The third aspect is making efforts to acquire social hegemony. The regime keeps propagating the goodness of the glorious past and the significance of Hindu cultural practices. Here, the minorities are targeted for the deterioration of the glorious past. The prime minister spoke about plastic surgery first being done on Lord Ganesha. While the inauguration of the Ram Temple is being seen as a cultural revival, the removal of the Babri Masjid demolition and Gujarat riots from school textbooks and various other measures are to establish hegemony based on cultural identity. These actions will not change the material reality, but mesmerise people to forget the material reality. The fourth one is street violence to create fear in the minds of people to not counter the dominant ideas and actions of the government.
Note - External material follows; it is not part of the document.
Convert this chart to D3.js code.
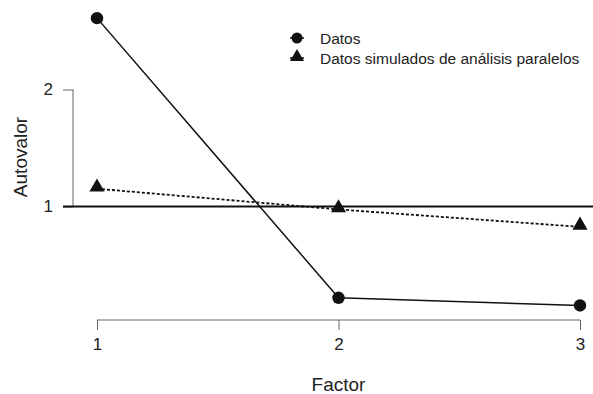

It could be individual targeting like Narendra Dabholkar, M M Kalburgi, Govind Pansare and Gauri Lankesh or targeting people in the name of beef or other cultural factors.
The above deviations are an attempt to keep the spirit of the people high, while forgetting the material reality. This could keep the popular base of the regime intact as the opposition is not able to provide an alternative and gain the confidence of the people. In spite of huge economic inequalities and cultural discrimination, the identification of the common enemy through cultural nationalism has kept the momentum going for the present regime and has not blown these contradictions towards a political uprising. Pushing the limits of cultural politics perpetually is not feasible and the material reality will haunt the lives of the people soon.